▶ [Data block]:
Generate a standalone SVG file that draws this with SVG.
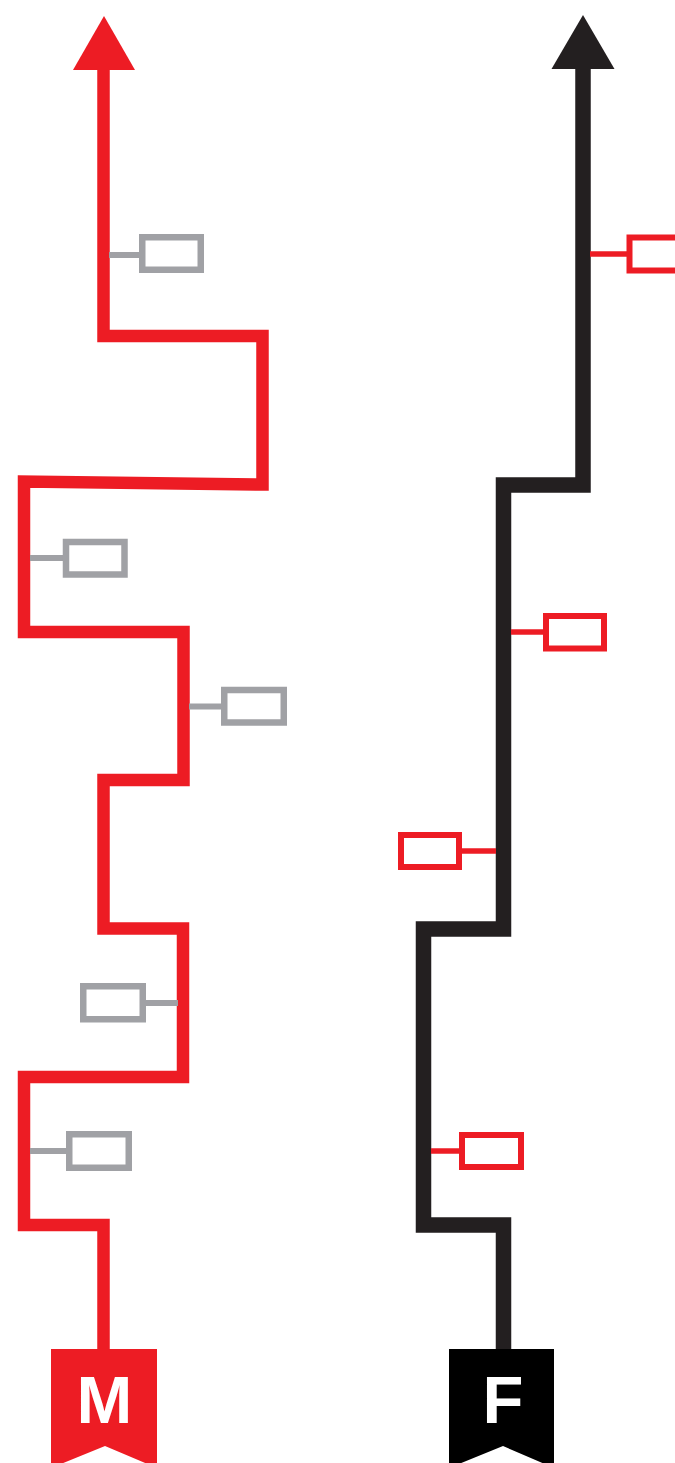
<svg xmlns="http://www.w3.org/2000/svg" width="675" height="1463" viewBox="0 0 675 1463">
<style>
.rline{fill:none;stroke:#ED1C24;stroke-width:12.5;stroke-linejoin:miter;stroke-linecap:butt}
.kline{fill:none;stroke:#231F20;stroke-width:15.5;stroke-linejoin:miter;stroke-linecap:butt}
.gbox{fill:#fff;stroke:#A0A1A5;stroke-width:6.5}
.gcon{stroke:#A0A1A5;stroke-width:6}
.rbox{fill:#fff;stroke:#ED1C24;stroke-width:6}
.rcon{stroke:#ED1C24;stroke-width:5.5}
.lbl{font-family:"Liberation Sans",Arial,sans-serif;font-weight:bold;font-size:67px;fill:#fff;text-anchor:middle}
</style>
<rect width="675" height="1463" fill="#fff"/>
<g id="connectors">
  <polyline class="rline" points="103.5,69 103.5,336 262.5,336 262.5,484.5 24,481.5 24,632 183.5,632 183.5,780 103.5,780 103.5,928.5 183,928.5 183,1077 24,1077 24,1225 103.5,1225 103.5,1352"/>
  <polygon points="104,16 73,70 135,70" fill="#ED1C24"/>
  <polyline class="kline" points="583,68 583,485 503.5,485 503.5,929 423.5,929 423.5,1225 503.5,1225 503.5,1352"/>
  <polygon points="583,15 551.5,69 614.5,69" fill="#231F20"/>
  <line class="gcon" x1="109" y1="255" x2="140" y2="255"/>
  <line class="gcon" x1="30" y1="558" x2="63" y2="558"/>
  <line class="gcon" x1="189" y1="706.5" x2="222" y2="706.5"/>
  <line class="gcon" x1="145" y1="1003" x2="178" y2="1003"/>
  <line class="gcon" x1="30" y1="1151" x2="67" y2="1151"/>
  <line class="rcon" x1="590" y1="254" x2="628" y2="254"/>
  <line class="rcon" x1="511" y1="632" x2="544" y2="632"/>
  <line class="rcon" x1="461" y1="851" x2="496" y2="851"/>
  <line class="rcon" x1="431" y1="1151" x2="460" y2="1151"/>
</g>
<g id="m-box-1"><rect class="gbox" x="142.25" y="237.25" width="58.5" height="32.5"/></g>
<g id="m-box-2"><rect class="gbox" x="66" y="542" width="58.5" height="32.5"/></g>
<g id="m-box-3"><rect class="gbox" x="224.25" y="690" width="59.5" height="32.5"/></g>
<g id="m-box-4"><rect class="gbox" x="83.25" y="986.25" width="59.5" height="33"/></g>
<g id="m-box-5"><rect class="gbox" x="69.25" y="1134.25" width="59.5" height="33.5"/></g>
<g id="f-box-1"><rect class="rbox" x="629.5" y="237.5" width="60" height="33"/></g>
<g id="f-box-2"><rect class="rbox" x="546" y="616" width="58" height="32.5"/></g>
<g id="f-box-3"><rect class="rbox" x="401" y="835" width="58" height="32"/></g>
<g id="f-box-4"><rect class="rbox" x="462" y="1135" width="59" height="32"/></g>
<g id="m-banner">
  <polygon points="51,1349 157,1349 157,1468 105,1446 51,1468" fill="#ED1C24"/>
  <text class="lbl" x="104.5" y="1423">M</text>
</g>
<g id="f-banner">
  <polygon points="449,1349 554,1349 554,1468 503,1446 449,1468" fill="#000"/>
  <text class="lbl" x="503" y="1423">F</text>
</g>
</svg>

▶ [Task directions]:
Repeat the data exactly, excluding the pictures.

▶ [Complete response]:
Generate a standalone SVG file that draws this with SVG.
<svg xmlns="http://www.w3.org/2000/svg" width="675" height="1463" viewBox="0 0 675 1463">
<style>
.rline{fill:none;stroke:#ED1C24;stroke-width:12.5;stroke-linejoin:miter;stroke-linecap:butt}
.kline{fill:none;stroke:#231F20;stroke-width:15.5;stroke-linejoin:miter;stroke-linecap:butt}
.gbox{fill:#fff;stroke:#A0A1A5;stroke-width:6.5}
.gcon{stroke:#A0A1A5;stroke-width:6}
.rbox{fill:#fff;stroke:#ED1C24;stroke-width:6}
.rcon{stroke:#ED1C24;stroke-width:5.5}
.lbl{font-family:"Liberation Sans",Arial,sans-serif;font-weight:bold;font-size:67px;fill:#fff;text-anchor:middle}
</style>
<rect width="675" height="1463" fill="#fff"/>
<g id="connectors">
  <polyline class="rline" points="103.5,69 103.5,336 262.5,336 262.5,484.5 24,481.5 24,632 183.5,632 183.5,780 103.5,780 103.5,928.5 183,928.5 183,1077 24,1077 24,1225 103.5,1225 103.5,1352"/>
  <polygon points="104,16 73,70 135,70" fill="#ED1C24"/>
  <polyline class="kline" points="583,68 583,485 503.5,485 503.5,929 423.5,929 423.5,1225 503.5,1225 503.5,1352"/>
  <polygon points="583,15 551.5,69 614.5,69" fill="#231F20"/>
  <line class="gcon" x1="109" y1="255" x2="140" y2="255"/>
  <line class="gcon" x1="30" y1="558" x2="63" y2="558"/>
  <line class="gcon" x1="189" y1="706.5" x2="222" y2="706.5"/>
  <line class="gcon" x1="145" y1="1003" x2="178" y2="1003"/>
  <line class="gcon" x1="30" y1="1151" x2="67" y2="1151"/>
  <line class="rcon" x1="590" y1="254" x2="628" y2="254"/>
  <line class="rcon" x1="511" y1="632" x2="544" y2="632"/>
  <line class="rcon" x1="461" y1="851" x2="496" y2="851"/>
  <line class="rcon" x1="431" y1="1151" x2="460" y2="1151"/>
</g>
<g id="m-box-1"><rect class="gbox" x="142.25" y="237.25" width="58.5" height="32.5"/></g>
<g id="m-box-2"><rect class="gbox" x="66" y="542" width="58.5" height="32.5"/></g>
<g id="m-box-3"><rect class="gbox" x="224.25" y="690" width="59.5" height="32.5"/></g>
<g id="m-box-4"><rect class="gbox" x="83.25" y="986.25" width="59.5" height="33"/></g>
<g id="m-box-5"><rect class="gbox" x="69.25" y="1134.25" width="59.5" height="33.5"/></g>
<g id="f-box-1"><rect class="rbox" x="629.5" y="237.5" width="60" height="33"/></g>
<g id="f-box-2"><rect class="rbox" x="546" y="616" width="58" height="32.5"/></g>
<g id="f-box-3"><rect class="rbox" x="401" y="835" width="58" height="32"/></g>
<g id="f-box-4"><rect class="rbox" x="462" y="1135" width="59" height="32"/></g>
<g id="m-banner">
  <polygon points="51,1349 157,1349 157,1468 105,1446 51,1468" fill="#ED1C24"/>
  <text class="lbl" x="104.5" y="1423">M</text>
</g>
<g id="f-banner">
  <polygon points="449,1349 554,1349 554,1468 503,1446 449,1468" fill="#000"/>
  <text class="lbl" x="503" y="1423">F</text>
</g>
</svg>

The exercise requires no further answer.